Раньше вместе с подругой владела прекрасным конем, благодаря этому примерно полтора года занималась конным спортом. За это время лошадь стала моим любимым животным. Вы только на нее садитесь, а она уже прекрасно понимает, что представляет собой наездник и как с ним можно поступать.
Еще я успела освоить баскетбол, плавание, настольный теннис, горные лыжи… Надеюсь, список не окончательный.
– Путешествуете по какому-то определенному принципу?
– Стараюсь поехать туда, где еще не была. Но поскольку в первый раз в двухнедельном отпуске была в прошлом году, дальние вояжи проблематичны. Поэтому Австралия и Новая Зеландия — пока в мечтах.
– Большому прорабу не хочется построить дом для себя?
– Пока я отремонтировала квартиру. Причем сделала это в очень сжатые сроки — за полгода. Хотя разбирали все, вплоть до перекрытий.
Вопрос о доме я пока отложила. В частности, потому что это тяжелый прорабский труд, и тогда рабочий день на самом деле станет круглосуточным.
– В чем главная польза городу от будущего «Лахта-центра»?
– Я уже говорила о качественном прорыве в области архитектуры и строительных технологий, но самое главное, на мой взгляд, — детский инновационный центр в составе нашего МФК. Это принципиально для города, который всегда славился научным потенциалом.

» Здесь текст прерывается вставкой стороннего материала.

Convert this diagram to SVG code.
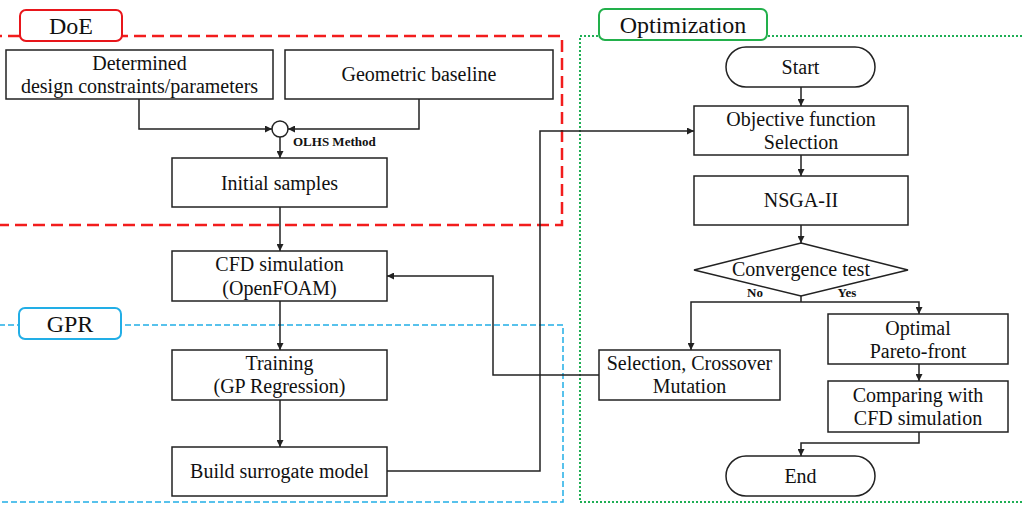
<svg xmlns="http://www.w3.org/2000/svg" width="1023" height="518" viewBox="0 0 1023 518">
<style>
  .box { fill: #fff; stroke: #222; stroke-width: 1.5; }
  .t { font-family: "Liberation Serif", "Times New Roman", serif; font-size: 20px; fill: #111; text-anchor: middle; }
  .lbl { font-family: "Liberation Serif", "Times New Roman", serif; font-size: 24px; fill: #111; text-anchor: middle; }
  .sm { font-family: "Liberation Serif", "Times New Roman", serif; font-size: 13px; font-weight: bold; fill: #111; }
  .ln { fill: none; stroke: #222; stroke-width: 1.5; }
</style>
<defs>
  <marker id="arr" viewBox="0 0 10 10" refX="10" refY="5" markerWidth="7" markerHeight="7" markerUnits="userSpaceOnUse" orient="auto">
    <path d="M0,0 L10,5 L0,10 z" fill="#222"/>
  </marker>
</defs>
<rect width="1023" height="518" fill="#fff"/>

<!-- region frames -->
<g id="regions">
  <rect x="-10" y="36" width="572" height="189" fill="none" stroke="#f21d1d" stroke-width="2.5" stroke-dasharray="12,6"/>
  <rect x="-10" y="325" width="573" height="177" fill="none" stroke="#22aee6" stroke-width="1.5" stroke-dasharray="6,3"/>
  <rect x="580" y="36" width="460" height="466" fill="none" stroke="#1fae55" stroke-width="2" stroke-dasharray="2,2"/>
</g>

<g id="label-doe">
  <rect x="20" y="10" width="102" height="31" rx="6" fill="#fff" stroke="#e8161b" stroke-width="2"/>
  <text class="lbl" x="71" y="34">DoE</text>
</g>
<g id="label-opt">
  <rect x="599" y="9" width="168" height="31" rx="6" fill="#fff" stroke="#22b04b" stroke-width="2"/>
  <text class="lbl" x="683" y="33">Optimization</text>
</g>
<g id="label-gpr">
  <rect x="19" y="308" width="102" height="31" rx="6" fill="#fff" stroke="#22aee6" stroke-width="2"/>
  <text class="lbl" x="70" y="332">GPR</text>
</g>

<!-- connectors -->
<g id="connectors">
  <path class="ln" d="M139,99 V129 H272" marker-end="url(#arr)"/>
  <path class="ln" d="M419,99 V129 H288" marker-end="url(#arr)"/>
  <path class="ln" d="M280,137 V158" marker-end="url(#arr)"/>
  <path class="ln" d="M280,207 V251" marker-end="url(#arr)"/>
  <path class="ln" d="M280,301 V350" marker-end="url(#arr)"/>
  <path class="ln" d="M280,400 V447" marker-end="url(#arr)"/>
  <path class="ln" d="M387,471 H540 V131 H694" marker-end="url(#arr)"/>
  <path class="ln" d="M801,87 V106" marker-end="url(#arr)"/>
  <path class="ln" d="M801,155 V176" marker-end="url(#arr)"/>
  <path class="ln" d="M801,225 V243" marker-end="url(#arr)"/>
  <path class="ln" d="M801,296 V302"/>
  <path class="ln" d="M801,302 H691 V350" marker-end="url(#arr)"/>
  <path class="ln" d="M801,302 H919 V314" marker-end="url(#arr)"/>
  <path class="ln" d="M599,375 H493 V276 H387" marker-end="url(#arr)"/>
  <path class="ln" d="M919,364 V381" marker-end="url(#arr)"/>
  <path class="ln" d="M919,432 V443 H801 V456" marker-end="url(#arr)"/>
  <text class="sm" x="293" y="146">OLHS Method</text>
  <text class="sm" x="755" y="297" text-anchor="middle">No</text>
  <text class="sm" x="847" y="297" text-anchor="middle">Yes</text>
</g>

<g id="n-determined">
  <rect class="box" x="6" y="50" width="267" height="49"/>
  <text class="t" x="139.5" y="70">Determined</text>
  <text class="t" x="139.5" y="93">design constraints/parameters</text>
</g>
<g id="n-geometric">
  <rect class="box" x="285" y="50" width="268" height="49"/>
  <text class="t" x="419" y="81">Geometric baseline</text>
</g>
<g id="n-olhs">
  <circle cx="280" cy="129" r="8" fill="#fff" stroke="#222" stroke-width="1.5"/>
</g>
<g id="n-initial">
  <rect class="box" x="172" y="158" width="215" height="49"/>
  <text class="t" x="279.5" y="190">Initial samples</text>
</g>
<g id="n-cfd">
  <rect class="box" x="172" y="251" width="215" height="50"/>
  <text class="t" x="279.5" y="271">CFD simulation</text>
  <text class="t" x="279.5" y="295">(OpenFOAM)</text>
</g>
<g id="n-training">
  <rect class="box" x="172" y="350" width="215" height="50"/>
  <text class="t" x="279.5" y="370">Training</text>
  <text class="t" x="279.5" y="393">(GP Regression)</text>
</g>
<g id="n-build">
  <rect class="box" x="172" y="447" width="215" height="49"/>
  <text class="t" x="279.5" y="478">Build surrogate model</text>
</g>
<g id="n-start">
  <rect class="box" x="726" y="47" width="149" height="40" rx="20"/>
  <text class="t" x="800.5" y="74">Start</text>
</g>
<g id="n-objective">
  <rect class="box" x="694" y="106" width="214" height="49"/>
  <text class="t" x="801" y="126">Objective function</text>
  <text class="t" x="801" y="149">Selection</text>
</g>
<g id="n-nsga">
  <rect class="box" x="694" y="176" width="214" height="49"/>
  <text class="t" x="801" y="207">NSGA-II</text>
</g>
<g id="n-convergence">
  <polygon class="box" points="801,243 908,270 801,296 694,270"/>
  <text class="t" x="801" y="276">Convergence test</text>
</g>
<g id="n-selection">
  <rect class="box" x="599" y="350" width="181" height="50"/>
  <text class="t" x="689.5" y="370">Selection, Crossover</text>
  <text class="t" x="689.5" y="393">Mutation</text>
</g>
<g id="n-optimal">
  <rect class="box" x="828" y="314" width="180" height="50"/>
  <text class="t" x="918" y="335">Optimal</text>
  <text class="t" x="918" y="358">Pareto-front</text>
</g>
<g id="n-comparing">
  <rect class="box" x="828" y="381" width="180" height="51"/>
  <text class="t" x="918" y="402">Comparing with</text>
  <text class="t" x="918" y="425">CFD simulation</text>
</g>
<g id="n-end">
  <rect class="box" x="726" y="456" width="149" height="40" rx="20"/>
  <text class="t" x="800.5" y="483">End</text>
</g>
</svg>
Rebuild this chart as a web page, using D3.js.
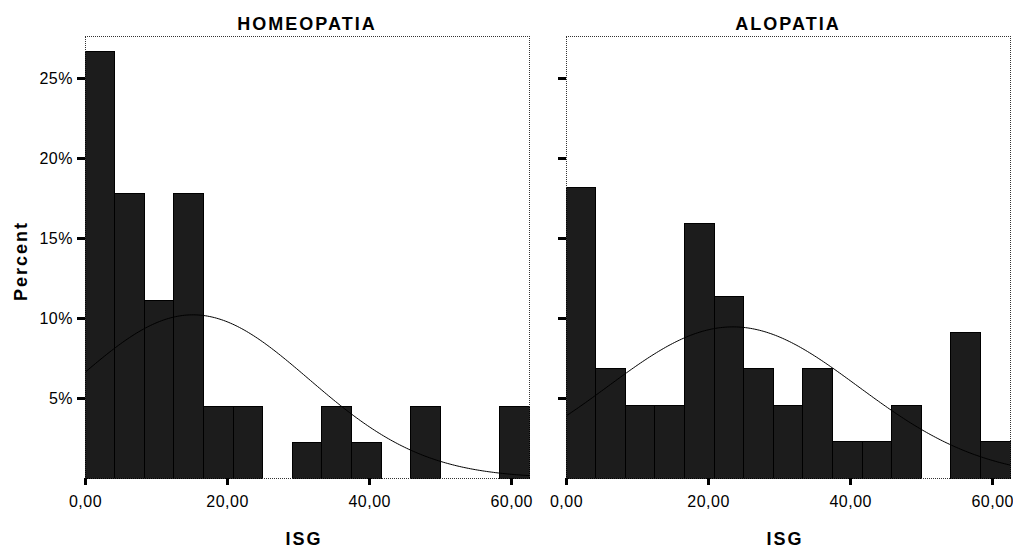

Наш исполнительный директор и опытный отец говорит: «Если ты все время смотришь в айфон, видишь очень узкую и детерминированную перспективу, а когда сам пытаешься отыскать на небе созвездие — это совсем другая история». Так появляется ощущение расстояния и масштаба. Если его не задать, то и мыслить масштабно не получится. Я за умное будущее.